• [Set problem]: Write the data out again exactly, with no pictures.
## start Given material
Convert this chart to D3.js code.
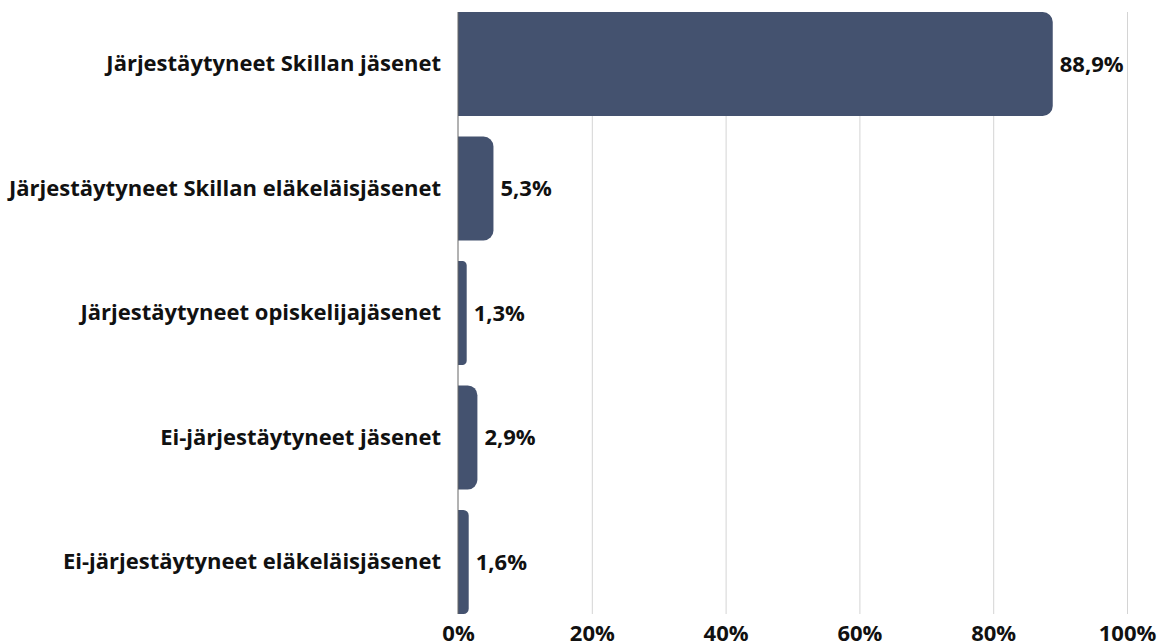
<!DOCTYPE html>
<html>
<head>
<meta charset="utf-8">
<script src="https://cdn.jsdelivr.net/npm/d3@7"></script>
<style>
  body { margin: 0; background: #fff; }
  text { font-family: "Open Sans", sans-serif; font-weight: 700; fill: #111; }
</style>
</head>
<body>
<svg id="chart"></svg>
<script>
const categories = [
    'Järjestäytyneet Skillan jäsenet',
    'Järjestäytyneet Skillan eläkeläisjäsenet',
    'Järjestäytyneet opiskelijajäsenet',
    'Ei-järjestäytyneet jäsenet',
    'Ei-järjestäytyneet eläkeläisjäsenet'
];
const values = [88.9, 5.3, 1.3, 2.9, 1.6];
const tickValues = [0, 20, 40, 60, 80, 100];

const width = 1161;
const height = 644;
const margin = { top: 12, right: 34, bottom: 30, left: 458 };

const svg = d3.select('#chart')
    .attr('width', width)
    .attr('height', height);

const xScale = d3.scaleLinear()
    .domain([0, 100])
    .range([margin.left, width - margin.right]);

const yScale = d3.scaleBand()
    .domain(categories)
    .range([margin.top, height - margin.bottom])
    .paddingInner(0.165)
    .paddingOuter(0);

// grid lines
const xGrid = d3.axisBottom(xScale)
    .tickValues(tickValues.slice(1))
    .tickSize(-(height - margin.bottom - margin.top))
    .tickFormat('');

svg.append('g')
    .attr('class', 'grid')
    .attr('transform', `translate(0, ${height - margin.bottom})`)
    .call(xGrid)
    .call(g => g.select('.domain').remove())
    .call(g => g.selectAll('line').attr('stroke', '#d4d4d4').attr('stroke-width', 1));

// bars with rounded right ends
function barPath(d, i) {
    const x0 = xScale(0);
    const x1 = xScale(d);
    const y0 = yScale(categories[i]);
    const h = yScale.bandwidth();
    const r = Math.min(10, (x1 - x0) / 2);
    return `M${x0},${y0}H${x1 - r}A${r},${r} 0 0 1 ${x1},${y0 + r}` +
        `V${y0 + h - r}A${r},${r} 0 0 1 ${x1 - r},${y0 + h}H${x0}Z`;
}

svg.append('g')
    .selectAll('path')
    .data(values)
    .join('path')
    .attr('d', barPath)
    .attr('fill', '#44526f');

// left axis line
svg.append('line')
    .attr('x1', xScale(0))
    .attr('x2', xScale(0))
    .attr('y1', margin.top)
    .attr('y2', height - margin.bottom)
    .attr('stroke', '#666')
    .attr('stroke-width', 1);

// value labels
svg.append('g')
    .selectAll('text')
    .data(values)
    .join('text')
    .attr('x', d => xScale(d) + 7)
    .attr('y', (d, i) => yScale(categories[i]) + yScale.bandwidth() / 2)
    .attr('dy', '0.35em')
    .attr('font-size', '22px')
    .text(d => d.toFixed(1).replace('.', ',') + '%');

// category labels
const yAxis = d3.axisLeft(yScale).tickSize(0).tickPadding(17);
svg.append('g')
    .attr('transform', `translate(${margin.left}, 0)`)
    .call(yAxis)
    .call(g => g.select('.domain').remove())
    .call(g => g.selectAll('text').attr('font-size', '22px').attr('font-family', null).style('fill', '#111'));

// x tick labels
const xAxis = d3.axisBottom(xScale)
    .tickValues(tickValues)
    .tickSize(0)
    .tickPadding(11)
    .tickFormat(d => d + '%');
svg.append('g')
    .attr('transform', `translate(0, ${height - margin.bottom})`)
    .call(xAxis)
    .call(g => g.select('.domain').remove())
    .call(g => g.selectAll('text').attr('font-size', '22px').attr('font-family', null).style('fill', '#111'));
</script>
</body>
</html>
## end Given material
• [Answer in full]:
Convert this chart to D3.js code.
<!DOCTYPE html>
<html>
<head>
<meta charset="utf-8">
<script src="https://cdn.jsdelivr.net/npm/d3@7"></script>
<style>
  body { margin: 0; background: #fff; }
  text { font-family: "Open Sans", sans-serif; font-weight: 700; fill: #111; }
</style>
</head>
<body>
<svg id="chart"></svg>
<script>
const categories = [
    'Järjestäytyneet Skillan jäsenet',
    'Järjestäytyneet Skillan eläkeläisjäsenet',
    'Järjestäytyneet opiskelijajäsenet',
    'Ei-järjestäytyneet jäsenet',
    'Ei-järjestäytyneet eläkeläisjäsenet'
];
const values = [88.9, 5.3, 1.3, 2.9, 1.6];
const tickValues = [0, 20, 40, 60, 80, 100];

const width = 1161;
const height = 644;
const margin = { top: 12, right: 34, bottom: 30, left: 458 };

const svg = d3.select('#chart')
    .attr('width', width)
    .attr('height', height);

const xScale = d3.scaleLinear()
    .domain([0, 100])
    .range([margin.left, width - margin.right]);

const yScale = d3.scaleBand()
    .domain(categories)
    .range([margin.top, height - margin.bottom])
    .paddingInner(0.165)
    .paddingOuter(0);

// grid lines
const xGrid = d3.axisBottom(xScale)
    .tickValues(tickValues.slice(1))
    .tickSize(-(height - margin.bottom - margin.top))
    .tickFormat('');

svg.append('g')
    .attr('class', 'grid')
    .attr('transform', `translate(0, ${height - margin.bottom})`)
    .call(xGrid)
    .call(g => g.select('.domain').remove())
    .call(g => g.selectAll('line').attr('stroke', '#d4d4d4').attr('stroke-width', 1));

// bars with rounded right ends
function barPath(d, i) {
    const x0 = xScale(0);
    const x1 = xScale(d);
    const y0 = yScale(categories[i]);
    const h = yScale.bandwidth();
    const r = Math.min(10, (x1 - x0) / 2);
    return `M${x0},${y0}H${x1 - r}A${r},${r} 0 0 1 ${x1},${y0 + r}` +
        `V${y0 + h - r}A${r},${r} 0 0 1 ${x1 - r},${y0 + h}H${x0}Z`;
}

svg.append('g')
    .selectAll('path')
    .data(values)
    .join('path')
    .attr('d', barPath)
    .attr('fill', '#44526f');

// left axis line
svg.append('line')
    .attr('x1', xScale(0))
    .attr('x2', xScale(0))
    .attr('y1', margin.top)
    .attr('y2', height - margin.bottom)
    .attr('stroke', '#666')
    .attr('stroke-width', 1);

// value labels
svg.append('g')
    .selectAll('text')
    .data(values)
    .join('text')
    .attr('x', d => xScale(d) + 7)
    .attr('y', (d, i) => yScale(categories[i]) + yScale.bandwidth() / 2)
    .attr('dy', '0.35em')
    .attr('font-size', '22px')
    .text(d => d.toFixed(1).replace('.', ',') + '%');

// category labels
const yAxis = d3.axisLeft(yScale).tickSize(0).tickPadding(17);
svg.append('g')
    .attr('transform', `translate(${margin.left}, 0)`)
    .call(yAxis)
    .call(g => g.select('.domain').remove())
    .call(g => g.selectAll('text').attr('font-size', '22px').attr('font-family', null).style('fill', '#111'));

// x tick labels
const xAxis = d3.axisBottom(xScale)
    .tickValues(tickValues)
    .tickSize(0)
    .tickPadding(11)
    .tickFormat(d => d + '%');
svg.append('g')
    .attr('transform', `translate(0, ${height - margin.bottom})`)
    .call(xAxis)
    .call(g => g.select('.domain').remove())
    .call(g => g.selectAll('text').attr('font-size', '22px').attr('font-family', null).style('fill', '#111'));
</script>
</body>
</html>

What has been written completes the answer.